Employers probably added more than 200,000 workers for a third straight month in February amid optimism about the U.S. expansion, economists said before a report this week.
Payrolls increased by 210,000 last month after rising 243,000 in January, the most in nine months, and 203,000 at the end of 2011, according to the median projection of 55 economists surveyed by Bloomberg News. It would mark the strongest three- month stretch in almost a year. The jobless rate probably held at an almost three-year low of 8.3 percent.
Bigger employment and wage gains would go further in bolstering household spending, which accounts for about 70 percent of the economy and is threatened by higher fuel costs. Federal Reserve Chairman Ben S. Bernanke said last week that while the labor market is making progress restoring the 8.7 million jobs lost as a result of the recession, it’s “far from normal.”
“There is a much more encouraging labor-market backdrop for the consumer in early 2012,” said Conrad DeQuadros, senior economist at RDQ Economics LLC in New York. “But economic growth is moderate, which leaves the unemployment rate fairly elevated by year-end, and that’s the Fed’s main focus.”
The Labor Department report is due March 9. Payroll estimates in the Bloomberg survey ranged from increases of 130,000 to 275,000. The January gain was the biggest since last April, when employers hired 251,000 more employees. Employment in December rose 203,000.
Another report may show the services industry, which makes up almost 90 percent of the economy, expanded near the fastest pace in a year.
Private payrolls are forecast to expand by 220,000, after a 257,000 gain in January that was also the highest in nine months, according to the survey median. Factory payrolls are projected to rise by 20,000 after a 50,000 gain.
Caterpillar Inc., based in Peoria, Illinois, is building and expanding factories as demand for trucks and shovels used in mines rises and old equipment is replaced in the U.S. and Europe. The world’s largest maker of construction and mining equipment said it will build a one-million-square-foot factory in Georgia, which will employ 1,400 workers. The plant, which will make tractors and excavators, will support an additional 2,800 positions in the U.S.
“We are making a series of investments around the world,” Doug Oberhelman, chairman and chief executive officer of Caterpillar, said in a Feb. 17 statement. Oberhelman is shifting production of the machines to the U.S. from Japan to be closer to customers, the company said in November.
The labor-market recovery has gained momentum in recent months. Since August, unemployment has dropped 0.8 percentage point in five months.

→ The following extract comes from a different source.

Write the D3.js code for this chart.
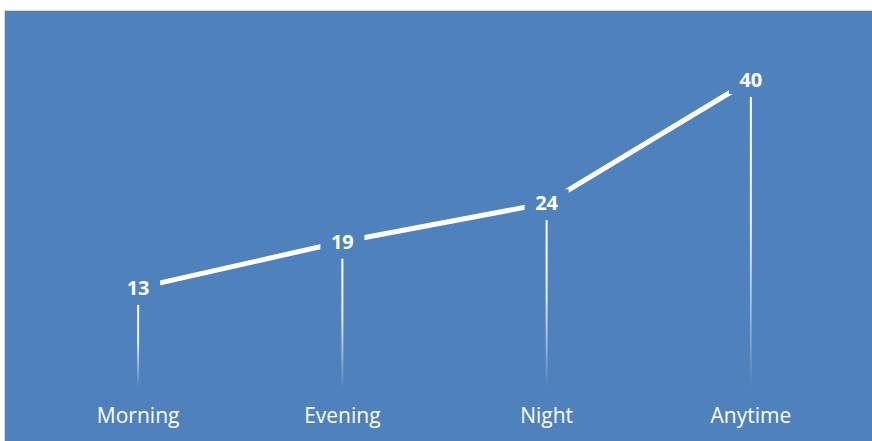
<!DOCTYPE html>
<html>
<head>
<meta charset="utf-8">
<script src="https://cdn.jsdelivr.net/npm/d3@7"></script>
<style>
  body { margin: 0; background: #fff; }
</style>
</head>
<body>
<div id="viz"></div>
<script>
const categories = ['Morning', 'Evening', 'Night', 'Anytime'];
const values = [13, 19, 24, 40];
const bg = '#4f81bd';

const dimensions = {
  width: 872,
  height: 441,
  margin: {top: 80, right: 19, bottom: 53, left: 36},
}
dimensions.boundedWidth = dimensions.width - dimensions.margin.left - dimensions.margin.right
dimensions.boundedHeight = dimensions.height - dimensions.margin.top - dimensions.margin.bottom

const data = categories.map((c, i) => ({cat: c, value: values[i]}))

const wrapper = d3.select('#viz')
  .append('svg')
  .attr('width', dimensions.width)
  .attr('height', dimensions.height)

// plot area background
wrapper.append('rect')
  .attr('x', 4.5)
  .attr('y', 10.5)
  .attr('width', dimensions.width)
  .attr('height', dimensions.height)
  .attr('fill', bg)
  .attr('stroke', '#d9d9d9')
  .attr('stroke-width', 1)

const defs = wrapper.append('defs')
const grad = defs.append('linearGradient')
  .attr('id', 'dropFade')
  .attr('x1', 0).attr('y1', 0).attr('x2', 0).attr('y2', 1)
grad.append('stop').attr('offset', '0%').attr('stop-color', '#fff').attr('stop-opacity', 1)
grad.append('stop').attr('offset', '45%').attr('stop-color', '#fff').attr('stop-opacity', 0.85)
grad.append('stop').attr('offset', '100%').attr('stop-color', '#fff').attr('stop-opacity', 0)

const chart = wrapper.append('g')
  .attr('transform', `translate(${dimensions.margin.left},${dimensions.margin.top})`)

// scales
const xScale = d3.scaleBand()
  .domain(categories)
  .range([0, dimensions.boundedWidth])

const yScale = d3.scaleLinear()
  .domain([0, 40])
  .range([dimensions.boundedHeight, 0])

const cx = d => xScale(d.cat) + xScale.bandwidth() / 2

// drop lines
chart.selectAll('.drop')
  .data(data)
  .join('rect')
  .attr('class', 'drop')
  .attr('x', d => cx(d) - 1)
  .attr('y', d => yScale(d.value) + 17)
  .attr('width', 2)
  .attr('height', d => yScale(0) - yScale(d.value) - 17)
  .attr('fill', 'url(#dropFade)')

// line
const lineGenerator = d3.line()
  .x(d => cx(d))
  .y(d => yScale(d.value))

chart.append('path')
  .attr('d', lineGenerator(data))
  .attr('fill', 'none')
  .attr('stroke', '#fff')
  .attr('stroke-width', 5)

// value labels with knockout box
const labels = chart.selectAll('.val')
  .data(data)
  .join('g')
  .attr('class', 'val')
  .attr('transform', d => `translate(${cx(d)},${yScale(d.value)})`)

labels.append('rect')
  .attr('x', -22)
  .attr('y', -14)
  .attr('width', 44)
  .attr('height', 28)
  .attr('fill', bg)

labels.append('text')
  .attr('text-anchor', 'middle')
  .attr('dy', '0.35em')
  .style('font-family', '"Open Sans", sans-serif')
  .style('font-weight', 'bold')
  .style('font-size', '20px')
  .style('fill', '#fff')
  .text(d => d.value)

// category axis
const xAxisGenerator = d3.axisBottom().scale(xScale).tickSize(0).tickPadding(0)

const xAxis = chart.append('g')
  .attr('transform', `translate(0,${dimensions.boundedHeight + 28})`)
  .call(xAxisGenerator)

xAxis.select('.domain').remove()
xAxis.selectAll('text')
  .attr('dy', '0.35em')
  .style('font-family', '"Open Sans", sans-serif')
  .style('font-size', '21px')
  .style('fill', '#fff')
</script>
</body>
</html>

It was last below 8.3 percent in January 2009, when 7.8 percent of the labor force was unemployed.
Dismissals have also waned, a sign companies may be growing more confident about the economic outlook. Applications for unemployment benefits declined last week to 351,000, matching the lowest level since March 2008. Five months ago they were consistently above 420,000, Labor Department data show.

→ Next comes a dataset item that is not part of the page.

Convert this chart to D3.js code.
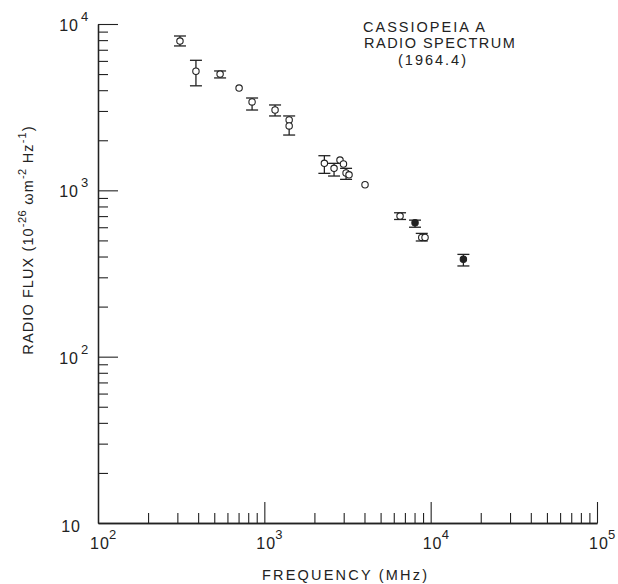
<!DOCTYPE html>
<html><head><meta charset="utf-8">
<script src="https://cdn.jsdelivr.net/npm/d3@7"></script>
<style>
body{margin:0;background:#fff;}
svg text{font-family:"Liberation Sans",Arial,sans-serif;fill:#222;}
</style></head>
<body><svg id="c" width="618" height="584"></svg>
<script>
// Data (frequency in MHz, flux in 10^-26 W m^-2 Hz^-1)
const freq   = [311, 388, 542, 705, 844, 1160, 1410, 1410, 2296, 2625, 2850, 2990, 3100, 3230, 4030, 6545, 8054, 8840, 9250, 15730];
const flux   = [7900, 5200, 5000, 4120, 3400, 3040, 2650, 2440, 1453, 1356, 1521, 1440, 1271, 1240, 1080, 700, 638, 521, 521, 385];
const errLo  = [7380, 4250, 4740, null, 3040, 2800, 2150, null, 1265, 1219, null, null, 1164, null, null, 668, 600, 496, null, 351];
const errHi  = [8470, 6050, 5220, null, 3590, 3260, 2800, null, 1615, 1453, null, null, 1356, null, null, 733, 662, 551, null, 412];
const filled = [0,0,0,0,0,0,0,0,0,0,0,0,0,0,0,0,1,0,0,1];
const xMajor = [100, 1000, 10000, 100000];
const yMajor = [10, 100, 1000, 10000];
const xLabelExp = ["2","3","4","5"];
const yLabelExp = ["","2","3","4"];
const titleLines = ["CASSIOPEIA A", "RADIO SPECTRUM", "(1964.4)"];

const svg = d3.select("#c");
const x = d3.scaleLog().domain([100, 100000]).range([98, 597]);
const y = d3.scaleLog().domain([10, 10000]).range([523, 24]);

function minors(lo, hi){const a=[];for(let d=lo;d<hi;d*=10)for(let k=2;k<=9;k++)a.push(d*k);return a;}
const col="#222";

// y axis
const gy = svg.append("g").attr("transform","translate(98,0)");
gy.call(d3.axisLeft(y).tickValues(minors(10,10000)).tickSize(-10).tickSizeOuter(0).tickFormat(""));
gy.append("g").call(d3.axisLeft(y).tickValues(yMajor.slice(1)).tickSize(-20).tickSizeOuter(0).tickFormat(""));
// x axis
const gx = svg.append("g").attr("transform","translate(0,523)");
gx.call(d3.axisBottom(x).tickValues(minors(100,100000)).tickSize(-10).tickSizeOuter(0).tickFormat(""));
gx.append("g").call(d3.axisBottom(x).tickValues(xMajor.slice(1)).tickSize(-21).tickSizeOuter(0).tickFormat(""));
svg.selectAll(".domain").attr("stroke",col).attr("stroke-width",1.3);
svg.selectAll(".tick line").attr("stroke",col).attr("stroke-width",1.1);

// y labels
yMajor.forEach((v,i)=>{
  const t = svg.append("text").attr("x", yLabelExp[i] ? 79 : 81).attr("y", y(v)+ (yLabelExp[i]?7:9))
    .attr("text-anchor","end").attr("font-size",16).attr("letter-spacing",1);
  t.text("10");
  if(yLabelExp[i]) svg.append("text").attr("x",81).attr("y",y(v)-3).attr("font-size",13).text(yLabelExp[i]);
});
// x labels
xMajor.forEach((v,i)=>{
  const cx = x(v);
  svg.append("text").attr("x",cx-8).attr("y",549).attr("font-size",16).attr("letter-spacing",1).text("10");
  svg.append("text").attr("x",cx+11).attr("y",539).attr("font-size",13).text(xLabelExp[i]);
});

// axis titles
svg.append("text").attr("x",262).attr("y",580).attr("font-size",14.5).attr("letter-spacing",2.2).text("FREQUENCY (MHz)");
const yt = svg.append("text").attr("transform","translate(33,240) rotate(-90)").attr("text-anchor","middle")
  .attr("font-size",14.5).attr("letter-spacing",1.1);
yt.append("tspan").text("RADIO FLUX (10");
yt.append("tspan").attr("dy",-7).attr("font-size",11).attr("letter-spacing",0.5).text("-26");
yt.append("tspan").attr("dy",7).text(" ωm");
yt.append("tspan").attr("dy",-7).attr("font-size",11).attr("letter-spacing",0.5).text("-2");
yt.append("tspan").attr("dy",7).text(" Hz");
yt.append("tspan").attr("dy",-7).attr("font-size",11).text("-1");
yt.append("tspan").attr("dy",7).text(")");

// title
const tx=[363,364,398], ty=[32,48,65], tls=[2,1.5,2];
titleLines.forEach((s,i)=>svg.append("text").attr("x",tx[i]).attr("y",ty[i]).attr("font-size",14.5).attr("letter-spacing",tls[i]).text(s));

// points
const data = freq.map((f,i)=>({f, s:flux[i], lo:errLo[i], hi:errHi[i], fill:filled[i]}));
const eb = svg.append("g").attr("stroke",col).attr("stroke-width",1.3);
data.filter(d=>d.lo!=null).forEach(d=>{
  const cx=x(d.f);
  eb.append("line").attr("x1",cx).attr("x2",cx).attr("y1",y(d.lo)).attr("y2",y(d.hi));
  eb.append("line").attr("x1",cx-6).attr("x2",cx+6).attr("y1",y(d.lo)).attr("y2",y(d.lo));
  eb.append("line").attr("x1",cx-6).attr("x2",cx+6).attr("y1",y(d.hi)).attr("y2",y(d.hi));
});
svg.append("g").selectAll("circle").data(data).join("circle")
  .attr("cx",d=>x(d.f)).attr("cy",d=>y(d.s)).attr("r",3.2)
  .attr("fill",d=>d.fill?col:"#fff").attr("stroke",col).attr("stroke-width",1.1);
</script></body></html>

Macy’s Inc., the second-biggest U.S. department-store chain, may hire about 4,000 new employees this year, matching the number of additions it made last year.
“Given that our business is growing, we are of course hiring,” Jim Sluzewski, a spokesman for the Cincinnati-based retailer, said in a Feb. 17 e-mail.
The payroll gains are translating into growing incomes, laying the groundwork for a pickup in household spending. Wages and salaries in the third and fourth quarters of 2011 grew a combined $197.3 billion, the most since the six months ended March 2007, according to the Commerce Department’s revised figures released last week. At the least, the wage gains will help Americans weather gasoline prices that have increased 46 cents this year through March 1 to $3.74 a gallon, according to AAA, the nation’s largest motoring organization.
Higher stock prices alongside an improving labor market are helping push up consumer confidence. The Standard & Poor’s 500 Index has gained almost 9 percent so far this year.
Even with “positive developments” in the job market, Bernanke told lawmakers last week the “modest and uneven” expansion needs the support of monetary policy. The central bank said in January that economic conditions are likely to warrant low interest rates at least through late 2014.
Bernanke on Jobless Rate
“The unemployment rate remains elevated, long-term unemployment is still near record levels and the number of persons working part time for economic reasons is very high,” Bernanke said during a Feb. 29 testimony to Congress. Fed policy makers judge “that sustaining a highly accommodative stance for monetary policy is consistent with promoting both objectives” for stable prices and maximum employment, he said.
The so-called underemployment rate, which includes part- time workers who’d prefer a full-time position and those who want work but have given up looking, was 15.1 percent in January.
Also this week, the Institute for Supply Management’s gauge of non-manufacturing companies eased in February to 56.2 from 56.8 the prior month, which was the highest since February 2011, according to the median estimate in the Bloomberg survey. Measures greater than 50 signal growth. The Tempe, Arizona-based group will release the figures tomorrow.